Por Gerardo Fernández Casanova / [email protected]
La mayor riqueza de un país es su población, en la medida de que pasa de la simple condición de habitante a la muy compleja de ciudadano es requisito ineludible para la democracia.
La ciudadanía implica el sentido de pertenencia, la identidad nacional y la decisión de ejercer la soberanía en la determinación del proyecto de país en que se anhela vivir.
Tal condición enfrenta una lucha permanente para hacerse efectiva; factores nacionales y foráneos son frecuentemente obstáculos a su concreción.
Desde luego que la concentración del poder político en grupos privilegiados es causa y efecto de la debilidad o la ausencia ciudadana; no se diga la dependencia de un poder colonial externo.
Son muy pocos los países cuya población es ciudadana; la enorme mayoría registra una condición deficitaria en la materia.
La democracia es una asignatura pendiente en gran parte del planeta.
La democracia no se agota en la elección periódica, más o menos competida, de los representantes a quienes se les delega el poder para dirigir a un país.
Se requiere de la participación ciudadana, tan amplia que sea posible, de suerte que la soberanía popular, que es piedra angular de la constitución política, se ejerza plenamente.
La consulta, el referéndum, el plebiscito y la revocación del mandato, son instrumentos que la ley consagra al objetivo de la democracia participativa.
Para los regímenes autoritarios la participación de la gente en decisiones trascendentales es veneno puro; si la han incluido como derecho constitucional ha sido una dádiva tramposa: las disposiciones legales para su puesta en práctica han sido excesivas y tortuosas, nugatorias del derecho en la práctica.
Es de recordarse la solicitud de consulta relativa a la reforma energética de Peña Nieto, respaldada por el triple de las firmas requeridas, pero que fue negada por la corte con el falaz argumento de que los asuntos fiscales no son materia de consulta; de haberse dejado correr no estaríamos padeciendo los efectos antipopulares de tales reformas.
Adicionalmente, la oposición en el congreso ha impedido que las consultas se realicen en paralelo a las elecciones federales de cada tres años, por razones de estricto cálculo politiquero, que reducen a una tercera parte de las acostumbradas el número de casillas de votación, siempre como artimañas para negar al pueblo su derecho a la participación a las que se agregan, de forma artera, disposiciones administrativas absurdas de veda electoral que anulan la promoción ciudadana para la participación.
Resulta claro que, en esta ocasión la consulta de revocación va a significar un rotundo apoyo para la continuidad del Presidente hasta el fin de su mandato.
Pero la oposición se desgañita denostándolo y quisieran defenestrarlo, pero desprecian la vía constitucional, prefirieran un golpe legislativo o judicial en el que el pueblo no pueda meter mano.

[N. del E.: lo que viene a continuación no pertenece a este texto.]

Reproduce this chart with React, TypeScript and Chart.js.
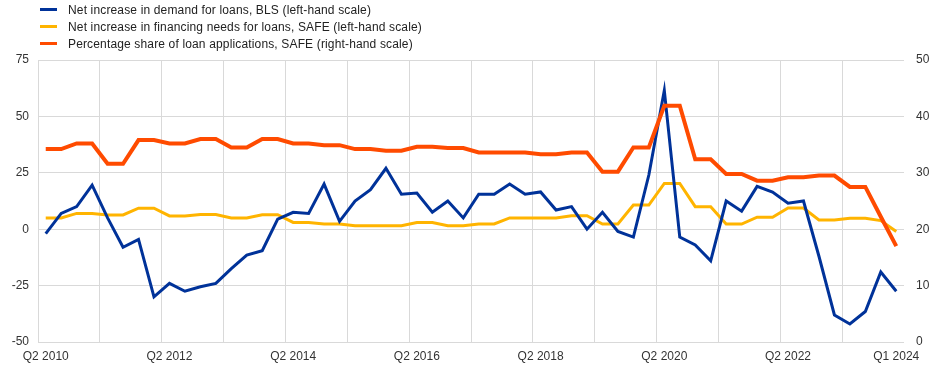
import React, { useEffect, useRef } from "react";
import { Chart, registerables } from "chart.js";

Chart.register(...registerables);

const quarters: string[] = [
  "Q2 2010", "Q3 2010", "Q4 2010", "Q1 2011", "Q2 2011", "Q3 2011", "Q4 2011", "Q1 2012",
  "Q2 2012", "Q3 2012", "Q4 2012", "Q1 2013", "Q2 2013", "Q3 2013", "Q4 2013", "Q1 2014",
  "Q2 2014", "Q3 2014", "Q4 2014", "Q1 2015", "Q2 2015", "Q3 2015", "Q4 2015", "Q1 2016",
  "Q2 2016", "Q3 2016", "Q4 2016", "Q1 2017", "Q2 2017", "Q3 2017", "Q4 2017", "Q1 2018",
  "Q2 2018", "Q3 2018", "Q4 2018", "Q1 2019", "Q2 2019", "Q3 2019", "Q4 2019", "Q1 2020",
  "Q2 2020", "Q3 2020", "Q4 2020", "Q1 2021", "Q2 2021", "Q3 2021", "Q4 2021", "Q1 2022",
  "Q2 2022", "Q3 2022", "Q4 2022", "Q1 2023", "Q2 2023", "Q3 2023", "Q4 2023", "Q1 2024",
];

const shownTickLabels: string[] = [
  "Q2 2010", "Q2 2012", "Q2 2014", "Q2 2016", "Q2 2018", "Q2 2020", "Q2 2022", "Q1 2024",
];

// Net increase in demand for loans, BLS (left-hand scale)
const demandBLS: number[] = [
  -2, 7, 10, 19.5, 5, -8, -4.5, -30,
  -24, -27.5, -25.5, -24, -17.5, -11.5, -9.5, 4.5,
  7.5, 7, 20, 3.5, 12.5, 17.5, 27, 15.5,
  16, 7.5, 12.5, 5, 15.5, 15.5, 20, 15.5,
  16.5, 8.5, 10, 0, 7.5, -1, -3.5, 24,
  61.5, -3.5, -7, -14, 12.5, 8, 19, 16.5,
  11.5, 12.5, -12, -38, -42, -36.5, -19, -27.5,
];

// Net increase in financing needs for loans, SAFE (left-hand scale)
const financingSAFE: number[] = [
  5, 5, 7, 7, 6.3, 6.3, 9.3, 9.3,
  5.9, 5.9, 6.5, 6.5, 5, 5, 6.4, 6.4,
  3, 3, 2.3, 2.3, 1.5, 1.5, 1.5, 1.5,
  3, 3, 1.5, 1.5, 2.3, 2.3, 5, 5,
  5, 5, 6, 6, 2.3, 2.3, 10.7, 10.7,
  20.3, 20.3, 10, 10, 2.3, 2.3, 5.3, 5.3,
  9.4, 9.4, 4.1, 4.1, 4.8, 4.8, 3.8, -1,
];

// Percentage share of loan applications, SAFE (right-hand scale)
const applicationsSAFE: number[] = [
  34.2, 34.2, 35.2, 35.2, 31.6, 31.6, 35.8, 35.8,
  35.2, 35.2, 36, 36, 34.5, 34.5, 36, 36,
  35.2, 35.2, 34.9, 34.9, 34.2, 34.2, 33.9, 33.9,
  34.6, 34.6, 34.4, 34.4, 33.6, 33.6, 33.6, 33.6,
  33.3, 33.3, 33.6, 33.6, 30.2, 30.2, 34.5, 34.5,
  41.9, 41.9, 32.4, 32.4, 29.8, 29.8, 28.6, 28.6,
  29.2, 29.2, 29.5, 29.5, 27.5, 27.5, 22.2, 17,
];

const seriesNames: string[] = [
  "Net increase in demand for loans, BLS (left-hand scale)",
  "Net increase in financing needs for loans, SAFE (left-hand scale)",
  "Percentage share of loan applications, SAFE (right-hand scale)",
];

const seriesColors: string[] = ["#003299", "#ffb400", "#ff4b00"];

const FONT = "'Liberation Sans', Arial, Helvetica, sans-serif";

export default function App() {
  const canvasRef = useRef<HTMLCanvasElement | null>(null);

  useEffect(() => {
    document.body.style.margin = "0";
    const canvas = canvasRef.current;
    if (!canvas) return;
    const chart = new Chart(canvas, {
      type: "line",
      data: {
        labels: quarters,
        datasets: [
          {
            label: seriesNames[0],
            data: demandBLS,
            borderColor: seriesColors[0],
            backgroundColor: seriesColors[0],
            borderWidth: 3,
            pointRadius: 0,
            tension: 0,
            yAxisID: "y",
            order: 1,
          },
          {
            label: seriesNames[1],
            data: financingSAFE,
            borderColor: seriesColors[1],
            backgroundColor: seriesColors[1],
            borderWidth: 3,
            pointRadius: 0,
            tension: 0,
            yAxisID: "y",
            order: 2,
          },
          {
            label: seriesNames[2],
            data: applicationsSAFE,
            borderColor: seriesColors[2],
            backgroundColor: seriesColors[2],
            borderWidth: 4,
            pointRadius: 0,
            tension: 0,
            yAxisID: "y1",
            order: 0,
          },
        ],
      },
      options: {
        responsive: false,
        animation: false,
        layout: { padding: { top: 60, left: 0, right: 0, bottom: 0 } },
        plugins: {
          legend: { display: false },
          tooltip: { enabled: false },
        },
        scales: {
          x: {
            type: "category",
            offset: true,
            grid: {
              offset: true,
              drawTicks: false,
              color: (ctx: any) => (ctx.index % 4 === 0 ? "#d9d9d9" : "rgba(0,0,0,0)"),
              lineWidth: 1,
            },
            border: { display: false },
            ticks: {
              autoSkip: false,
              maxRotation: 0,
              minRotation: 0,
              padding: 7,
              color: "#333333",
              font: { family: FONT, size: 12 },
              callback: (_v: any, idx: number) => {
                const lab = quarters[idx];
                return shownTickLabels.includes(lab) ? lab : "";
              },
            },
            afterFit: (scale: any) => {
              scale.height = 30;
            },
          },
          y: {
            position: "left",
            min: -50,
            max: 75,
            ticks: {
              stepSize: 25,
              padding: 9,
              color: "#333333",
              font: { family: FONT, size: 12 },
            },
            grid: { color: "#d9d9d9", lineWidth: 1, drawTicks: false },
            border: { display: false },
            afterFit: (scale: any) => {
              scale.width = 38;
            },
          },
          y1: {
            position: "right",
            min: 0,
            max: 50,
            ticks: {
              stepSize: 10,
              padding: 12,
              color: "#333333",
              font: { family: FONT, size: 12 },
            },
            grid: { display: false, drawTicks: false },
            border: { display: false },
            afterFit: (scale: any) => {
              scale.width = 41;
            },
          },
        },
      },
    });
    return () => chart.destroy();
  }, []);

  return (
    <div style={{ position: "relative", width: 945, height: 372, overflow: "hidden", background: "#fff" }}>
      <canvas ref={canvasRef} width={945} height={372} style={{ position: "absolute", left: 0, top: 0 }} />
      <div style={{ position: "absolute", left: 40, top: 1, fontFamily: FONT, fontSize: 12, color: "#222", letterSpacing: "0.15px" }}>
        {seriesNames.map((name, i) => (
          <div key={name} style={{ display: "flex", alignItems: "center", height: 17 }}>
            <span style={{ display: "inline-block", width: 17, height: 3, background: seriesColors[i], marginRight: 11 }} />
            <span style={{ whiteSpace: "nowrap" }}>{name}</span>
          </div>
        ))}
      </div>
    </div>
  );
}
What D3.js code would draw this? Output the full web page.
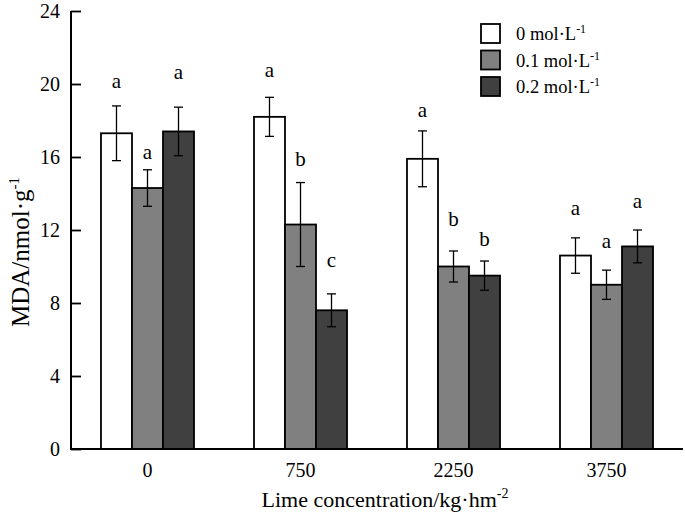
<!DOCTYPE html>
<html><head><meta charset="utf-8">
<script src="https://cdn.jsdelivr.net/npm/d3@7"></script>
<style>body{margin:0;background:#fff}svg{display:block}text{font-family:"Liberation Serif","Times New Roman",serif;fill:#000}</style>
</head><body>
<script>
const categories = ["0", "750", "2250", "3750"];
const seriesNames = ["0 mol·L", "0.1 mol·L", "0.2 mol·L"];
const values0 = [17.3, 18.2, 15.9, 10.6];
const values1 = [14.3, 12.3, 10.0, 9.0];
const values2 = [17.4, 7.6, 9.5, 11.1];
const errors0 = [1.5, 1.07, 1.53, 0.97];
const errors1 = [1.0, 2.3, 0.85, 0.8];
const errors2 = [1.33, 0.9, 0.8, 0.9];
const letters0 = ["a", "a", "a", "a"];
const letters1 = ["a", "b", "b", "a"];
const letters2 = ["a", "c", "b", "a"];
const letterLevel0 = [19.8, 20.4, 18.2, 12.8];
const letterLevel1 = [15.9, 15.5, 12.2, 11.0];
const letterLevel2 = [20.25, 9.95, 11.1, 13.2];
const yTicks = [0, 4, 8, 12, 16, 20, 24];

const colors = ["#ffffff", "#808080", "#404040"];
const W = 685, H = 526;
const svg = d3.select("body").append("svg").attr("width", W).attr("height", H);

const x0 = d3.scaleBand().domain(categories).range([71, 683]).paddingInner(0.392).paddingOuter(0.196);
const x1 = d3.scaleBand().domain([0, 1, 2]).range([0, x0.bandwidth()]);
const y = d3.scaleLinear().domain([0, 24]).range([449, 11]);

const series = [values0, values1, values2];
const errs = [errors0, errors1, errors2];
const lets = [letters0, letters1, letters2];
const levels = [letterLevel0, letterLevel1, letterLevel2];

const data = [];
categories.forEach((c, i) => {
  for (let s = 0; s < 3; s++) data.push({c, s, v: series[s][i], e: errs[s][i], l: lets[s][i], ly: levels[s][i]});
});

const g = svg.append("g");
g.selectAll("rect.bar").data(data).join("rect").attr("class", "bar")
  .attr("x", d => x0(d.c) + x1(d.s))
  .attr("y", d => y(d.v))
  .attr("width", x1.bandwidth())
  .attr("height", d => y(0) - y(d.v))
  .attr("fill", d => colors[d.s])
  .attr("stroke", "#000").attr("stroke-width", 1.8);

const eb = g.selectAll("g.err").data(data).join("g").attr("class", "err")
  .attr("stroke", "#000").attr("stroke-width", 1.3);
const cx = d => x0(d.c) + x1(d.s) + x1.bandwidth() / 2;
eb.append("line").attr("x1", cx).attr("x2", cx).attr("y1", d => y(d.v + d.e)).attr("y2", d => y(d.v - d.e));
eb.append("line").attr("x1", d => cx(d) - 4.5).attr("x2", d => cx(d) + 4.5).attr("y1", d => y(d.v + d.e)).attr("y2", d => y(d.v + d.e));
eb.append("line").attr("x1", d => cx(d) - 4.5).attr("x2", d => cx(d) + 4.5).attr("y1", d => y(d.v - d.e)).attr("y2", d => y(d.v - d.e));

g.selectAll("text.sig").data(data).join("text").attr("class", "sig")
  .attr("x", cx).attr("y", d => y(d.ly))
  .attr("text-anchor", "middle").attr("font-size", 21).text(d => d.l);

// axes
const yAxis = svg.append("g").attr("transform", "translate(71,0)")
  .call(d3.axisLeft(y).tickValues(yTicks).tickSize(-10).tickPadding(11).tickFormat(d3.format("d")));
yAxis.select(".domain").attr("stroke-width", 2).attr("d", "M0,11V449");
yAxis.selectAll(".tick line").attr("stroke-width", 1.8);
yAxis.selectAll(".tick text").attr("font-size", 20).attr("font-family", "Liberation Serif").attr("dy", "0.33em");

const xAxis = svg.append("g").attr("transform", "translate(0,449)")
  .call(d3.axisBottom(x0).tickSize(0).tickPadding(14));
xAxis.select(".domain").attr("stroke-width", 2.2).attr("d", "M70,0H683");
xAxis.selectAll(".tick text").attr("font-size", 20).attr("font-family", "Liberation Serif");

// axis titles
const xt = svg.append("text").attr("x", 385).attr("y", 507).attr("text-anchor", "middle").attr("font-size", 22);
xt.append("tspan").text("Lime concentration/kg·hm");
xt.append("tspan").attr("font-size", 14).attr("dy", -9).text("-2");

const yt = svg.append("text").attr("transform", "translate(29,252) rotate(-90)").attr("text-anchor", "middle").attr("font-size", 25);
yt.append("tspan").text("MDA/nmol·g");
yt.append("tspan").attr("font-size", 15).attr("dy", -10).text("-1");

// legend
const leg = svg.append("g").attr("transform", "translate(481,24)");
seriesNames.forEach((n, i) => {
  const r = leg.append("g").attr("transform", `translate(0,${i * 26.5})`);
  r.append("rect").attr("x", 0).attr("y", 0).attr("width", 19).attr("height", 19)
    .attr("fill", colors[i]).attr("stroke", "#000").attr("stroke-width", 1.8);
  const t = r.append("text").attr("x", 35).attr("y", 16).attr("font-size", 18.5);
  t.append("tspan").text(n);
  t.append("tspan").attr("font-size", 12).attr("dy", -7).text("-1");
});
</script>
</body></html>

Acepto que en esta ocasión el ejercicio no obedece a la voluntad de un pueblo de exigir la renuncia de su presidente, sino a la de dejarlo establecido como instrumento útil aplicable en cualquier otro caso en que el gobernante traicione su compromiso de gobernar con honestidad y en beneficio de la nación.
De haber existido el instrumento en varios de los gobiernos neoliberales nos hubiésemos librado del saqueo a que se vio sometido el país entero y otro gallo cantaría.
En este caso se trata de un ejercicio didáctico de la mayor importancia. Se trata nada menos que de formar ciudadanía, de establecer en la población la cultura de la participación y de aprender a tener poder.
Esto es ingrediente indispensable para alcanzar una condición de país sólido, progresista y democrático.
De la forma que usted guste hacerlo, pero es importante el esfuerzo de acudir a votar y de invitar a la gente para hacerlo. Las generaciones futuras de la ciudadanía nos lo sabrán reconocer.